■ Recorded data ■
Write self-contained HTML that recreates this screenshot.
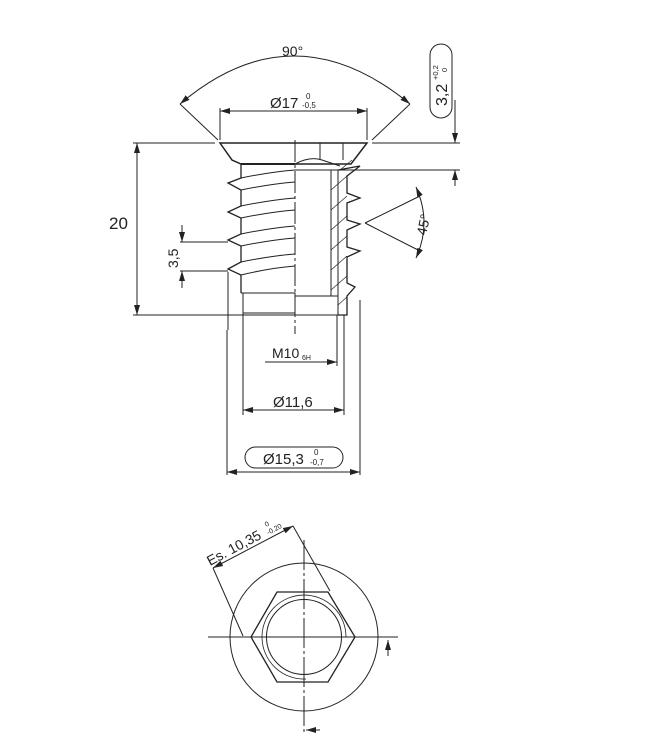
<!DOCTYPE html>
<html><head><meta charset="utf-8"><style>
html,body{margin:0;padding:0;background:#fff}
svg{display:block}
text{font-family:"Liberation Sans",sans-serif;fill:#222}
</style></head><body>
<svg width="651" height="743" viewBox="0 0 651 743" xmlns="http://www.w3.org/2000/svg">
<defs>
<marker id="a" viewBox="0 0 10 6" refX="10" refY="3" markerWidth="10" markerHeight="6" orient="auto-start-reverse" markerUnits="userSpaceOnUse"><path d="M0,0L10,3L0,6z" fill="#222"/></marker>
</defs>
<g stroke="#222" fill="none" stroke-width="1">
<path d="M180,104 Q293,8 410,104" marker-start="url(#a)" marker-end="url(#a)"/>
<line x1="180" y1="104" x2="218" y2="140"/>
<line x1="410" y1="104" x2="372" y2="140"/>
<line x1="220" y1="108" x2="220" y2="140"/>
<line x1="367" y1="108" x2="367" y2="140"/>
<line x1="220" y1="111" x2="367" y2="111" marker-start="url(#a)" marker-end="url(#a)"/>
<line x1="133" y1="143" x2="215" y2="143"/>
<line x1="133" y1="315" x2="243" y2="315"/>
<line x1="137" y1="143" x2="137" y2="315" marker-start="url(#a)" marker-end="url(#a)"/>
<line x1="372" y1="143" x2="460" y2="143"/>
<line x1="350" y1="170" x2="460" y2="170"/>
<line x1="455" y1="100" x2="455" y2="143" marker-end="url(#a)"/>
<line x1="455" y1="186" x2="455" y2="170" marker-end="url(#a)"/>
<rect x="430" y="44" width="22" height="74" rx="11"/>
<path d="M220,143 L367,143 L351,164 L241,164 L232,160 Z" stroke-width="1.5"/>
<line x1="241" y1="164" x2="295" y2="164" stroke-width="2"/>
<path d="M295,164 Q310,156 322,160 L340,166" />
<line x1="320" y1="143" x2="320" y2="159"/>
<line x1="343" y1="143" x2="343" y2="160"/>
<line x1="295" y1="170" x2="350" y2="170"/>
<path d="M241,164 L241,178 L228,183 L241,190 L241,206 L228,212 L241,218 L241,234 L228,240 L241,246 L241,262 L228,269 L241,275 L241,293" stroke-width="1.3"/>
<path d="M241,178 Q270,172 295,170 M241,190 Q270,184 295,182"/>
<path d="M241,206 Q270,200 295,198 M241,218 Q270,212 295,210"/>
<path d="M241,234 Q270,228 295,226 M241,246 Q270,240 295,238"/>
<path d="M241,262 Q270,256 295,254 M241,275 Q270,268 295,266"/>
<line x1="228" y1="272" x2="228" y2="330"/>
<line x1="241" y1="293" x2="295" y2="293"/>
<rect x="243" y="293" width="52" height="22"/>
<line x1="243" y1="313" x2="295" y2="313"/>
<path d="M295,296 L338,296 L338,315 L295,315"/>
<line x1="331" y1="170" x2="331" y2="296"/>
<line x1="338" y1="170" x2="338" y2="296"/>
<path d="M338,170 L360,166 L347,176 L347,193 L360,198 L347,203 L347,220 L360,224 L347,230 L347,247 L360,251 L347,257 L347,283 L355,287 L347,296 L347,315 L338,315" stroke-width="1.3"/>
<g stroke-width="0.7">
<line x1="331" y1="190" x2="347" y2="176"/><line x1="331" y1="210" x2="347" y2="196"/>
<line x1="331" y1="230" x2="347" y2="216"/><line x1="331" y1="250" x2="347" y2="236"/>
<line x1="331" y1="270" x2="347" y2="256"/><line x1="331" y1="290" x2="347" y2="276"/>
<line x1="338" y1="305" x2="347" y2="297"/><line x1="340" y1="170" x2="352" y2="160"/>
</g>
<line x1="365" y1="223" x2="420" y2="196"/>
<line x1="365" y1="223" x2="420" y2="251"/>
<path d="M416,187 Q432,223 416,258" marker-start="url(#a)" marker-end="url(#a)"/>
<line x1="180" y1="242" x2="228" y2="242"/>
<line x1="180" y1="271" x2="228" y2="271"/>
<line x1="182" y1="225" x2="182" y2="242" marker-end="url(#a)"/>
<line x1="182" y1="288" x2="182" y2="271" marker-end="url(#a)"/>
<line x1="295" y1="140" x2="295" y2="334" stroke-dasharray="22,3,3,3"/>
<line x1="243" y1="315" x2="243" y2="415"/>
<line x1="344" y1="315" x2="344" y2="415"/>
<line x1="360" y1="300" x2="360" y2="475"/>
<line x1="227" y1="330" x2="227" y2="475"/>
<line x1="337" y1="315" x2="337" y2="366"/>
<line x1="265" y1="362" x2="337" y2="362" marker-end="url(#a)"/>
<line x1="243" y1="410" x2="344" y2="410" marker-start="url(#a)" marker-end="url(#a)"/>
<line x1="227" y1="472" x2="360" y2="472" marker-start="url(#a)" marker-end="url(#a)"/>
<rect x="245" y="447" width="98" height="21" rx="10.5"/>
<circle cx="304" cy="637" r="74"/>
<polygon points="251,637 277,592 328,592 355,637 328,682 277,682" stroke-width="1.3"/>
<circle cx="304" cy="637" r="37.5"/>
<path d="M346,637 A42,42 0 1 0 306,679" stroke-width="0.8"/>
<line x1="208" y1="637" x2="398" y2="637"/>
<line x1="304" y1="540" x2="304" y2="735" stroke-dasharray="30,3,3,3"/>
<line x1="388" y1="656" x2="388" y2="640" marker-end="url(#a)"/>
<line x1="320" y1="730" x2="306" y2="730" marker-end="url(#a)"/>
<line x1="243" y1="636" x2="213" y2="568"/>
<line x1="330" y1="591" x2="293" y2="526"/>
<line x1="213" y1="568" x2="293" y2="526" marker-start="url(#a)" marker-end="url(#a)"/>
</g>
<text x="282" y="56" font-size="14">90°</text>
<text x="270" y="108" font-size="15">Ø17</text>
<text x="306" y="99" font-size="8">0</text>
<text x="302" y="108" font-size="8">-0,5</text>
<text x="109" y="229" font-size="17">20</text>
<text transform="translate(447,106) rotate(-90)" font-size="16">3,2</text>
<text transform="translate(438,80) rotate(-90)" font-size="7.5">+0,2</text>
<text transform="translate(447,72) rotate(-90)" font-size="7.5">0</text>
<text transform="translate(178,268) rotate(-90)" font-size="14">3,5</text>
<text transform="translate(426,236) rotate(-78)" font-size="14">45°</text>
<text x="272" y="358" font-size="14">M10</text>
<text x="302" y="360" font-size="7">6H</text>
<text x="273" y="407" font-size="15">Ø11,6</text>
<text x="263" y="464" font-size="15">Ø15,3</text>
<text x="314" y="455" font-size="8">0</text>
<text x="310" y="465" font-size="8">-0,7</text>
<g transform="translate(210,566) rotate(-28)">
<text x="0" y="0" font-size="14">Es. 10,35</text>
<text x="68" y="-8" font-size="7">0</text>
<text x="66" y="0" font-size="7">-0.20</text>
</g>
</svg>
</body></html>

■ What you are asked to do ■
Transcribe the listing above verbatim. Omit the pictures.

■ Result for this task ■
Write self-contained HTML that recreates this screenshot.
<!DOCTYPE html>
<html><head><meta charset="utf-8"><style>
html,body{margin:0;padding:0;background:#fff}
svg{display:block}
text{font-family:"Liberation Sans",sans-serif;fill:#222}
</style></head><body>
<svg width="651" height="743" viewBox="0 0 651 743" xmlns="http://www.w3.org/2000/svg">
<defs>
<marker id="a" viewBox="0 0 10 6" refX="10" refY="3" markerWidth="10" markerHeight="6" orient="auto-start-reverse" markerUnits="userSpaceOnUse"><path d="M0,0L10,3L0,6z" fill="#222"/></marker>
</defs>
<g stroke="#222" fill="none" stroke-width="1">
<path d="M180,104 Q293,8 410,104" marker-start="url(#a)" marker-end="url(#a)"/>
<line x1="180" y1="104" x2="218" y2="140"/>
<line x1="410" y1="104" x2="372" y2="140"/>
<line x1="220" y1="108" x2="220" y2="140"/>
<line x1="367" y1="108" x2="367" y2="140"/>
<line x1="220" y1="111" x2="367" y2="111" marker-start="url(#a)" marker-end="url(#a)"/>
<line x1="133" y1="143" x2="215" y2="143"/>
<line x1="133" y1="315" x2="243" y2="315"/>
<line x1="137" y1="143" x2="137" y2="315" marker-start="url(#a)" marker-end="url(#a)"/>
<line x1="372" y1="143" x2="460" y2="143"/>
<line x1="350" y1="170" x2="460" y2="170"/>
<line x1="455" y1="100" x2="455" y2="143" marker-end="url(#a)"/>
<line x1="455" y1="186" x2="455" y2="170" marker-end="url(#a)"/>
<rect x="430" y="44" width="22" height="74" rx="11"/>
<path d="M220,143 L367,143 L351,164 L241,164 L232,160 Z" stroke-width="1.5"/>
<line x1="241" y1="164" x2="295" y2="164" stroke-width="2"/>
<path d="M295,164 Q310,156 322,160 L340,166" />
<line x1="320" y1="143" x2="320" y2="159"/>
<line x1="343" y1="143" x2="343" y2="160"/>
<line x1="295" y1="170" x2="350" y2="170"/>
<path d="M241,164 L241,178 L228,183 L241,190 L241,206 L228,212 L241,218 L241,234 L228,240 L241,246 L241,262 L228,269 L241,275 L241,293" stroke-width="1.3"/>
<path d="M241,178 Q270,172 295,170 M241,190 Q270,184 295,182"/>
<path d="M241,206 Q270,200 295,198 M241,218 Q270,212 295,210"/>
<path d="M241,234 Q270,228 295,226 M241,246 Q270,240 295,238"/>
<path d="M241,262 Q270,256 295,254 M241,275 Q270,268 295,266"/>
<line x1="228" y1="272" x2="228" y2="330"/>
<line x1="241" y1="293" x2="295" y2="293"/>
<rect x="243" y="293" width="52" height="22"/>
<line x1="243" y1="313" x2="295" y2="313"/>
<path d="M295,296 L338,296 L338,315 L295,315"/>
<line x1="331" y1="170" x2="331" y2="296"/>
<line x1="338" y1="170" x2="338" y2="296"/>
<path d="M338,170 L360,166 L347,176 L347,193 L360,198 L347,203 L347,220 L360,224 L347,230 L347,247 L360,251 L347,257 L347,283 L355,287 L347,296 L347,315 L338,315" stroke-width="1.3"/>
<g stroke-width="0.7">
<line x1="331" y1="190" x2="347" y2="176"/><line x1="331" y1="210" x2="347" y2="196"/>
<line x1="331" y1="230" x2="347" y2="216"/><line x1="331" y1="250" x2="347" y2="236"/>
<line x1="331" y1="270" x2="347" y2="256"/><line x1="331" y1="290" x2="347" y2="276"/>
<line x1="338" y1="305" x2="347" y2="297"/><line x1="340" y1="170" x2="352" y2="160"/>
</g>
<line x1="365" y1="223" x2="420" y2="196"/>
<line x1="365" y1="223" x2="420" y2="251"/>
<path d="M416,187 Q432,223 416,258" marker-start="url(#a)" marker-end="url(#a)"/>
<line x1="180" y1="242" x2="228" y2="242"/>
<line x1="180" y1="271" x2="228" y2="271"/>
<line x1="182" y1="225" x2="182" y2="242" marker-end="url(#a)"/>
<line x1="182" y1="288" x2="182" y2="271" marker-end="url(#a)"/>
<line x1="295" y1="140" x2="295" y2="334" stroke-dasharray="22,3,3,3"/>
<line x1="243" y1="315" x2="243" y2="415"/>
<line x1="344" y1="315" x2="344" y2="415"/>
<line x1="360" y1="300" x2="360" y2="475"/>
<line x1="227" y1="330" x2="227" y2="475"/>
<line x1="337" y1="315" x2="337" y2="366"/>
<line x1="265" y1="362" x2="337" y2="362" marker-end="url(#a)"/>
<line x1="243" y1="410" x2="344" y2="410" marker-start="url(#a)" marker-end="url(#a)"/>
<line x1="227" y1="472" x2="360" y2="472" marker-start="url(#a)" marker-end="url(#a)"/>
<rect x="245" y="447" width="98" height="21" rx="10.5"/>
<circle cx="304" cy="637" r="74"/>
<polygon points="251,637 277,592 328,592 355,637 328,682 277,682" stroke-width="1.3"/>
<circle cx="304" cy="637" r="37.5"/>
<path d="M346,637 A42,42 0 1 0 306,679" stroke-width="0.8"/>
<line x1="208" y1="637" x2="398" y2="637"/>
<line x1="304" y1="540" x2="304" y2="735" stroke-dasharray="30,3,3,3"/>
<line x1="388" y1="656" x2="388" y2="640" marker-end="url(#a)"/>
<line x1="320" y1="730" x2="306" y2="730" marker-end="url(#a)"/>
<line x1="243" y1="636" x2="213" y2="568"/>
<line x1="330" y1="591" x2="293" y2="526"/>
<line x1="213" y1="568" x2="293" y2="526" marker-start="url(#a)" marker-end="url(#a)"/>
</g>
<text x="282" y="56" font-size="14">90°</text>
<text x="270" y="108" font-size="15">Ø17</text>
<text x="306" y="99" font-size="8">0</text>
<text x="302" y="108" font-size="8">-0,5</text>
<text x="109" y="229" font-size="17">20</text>
<text transform="translate(447,106) rotate(-90)" font-size="16">3,2</text>
<text transform="translate(438,80) rotate(-90)" font-size="7.5">+0,2</text>
<text transform="translate(447,72) rotate(-90)" font-size="7.5">0</text>
<text transform="translate(178,268) rotate(-90)" font-size="14">3,5</text>
<text transform="translate(426,236) rotate(-78)" font-size="14">45°</text>
<text x="272" y="358" font-size="14">M10</text>
<text x="302" y="360" font-size="7">6H</text>
<text x="273" y="407" font-size="15">Ø11,6</text>
<text x="263" y="464" font-size="15">Ø15,3</text>
<text x="314" y="455" font-size="8">0</text>
<text x="310" y="465" font-size="8">-0,7</text>
<g transform="translate(210,566) rotate(-28)">
<text x="0" y="0" font-size="14">Es. 10,35</text>
<text x="68" y="-8" font-size="7">0</text>
<text x="66" y="0" font-size="7">-0.20</text>
</g>
</svg>
</body></html>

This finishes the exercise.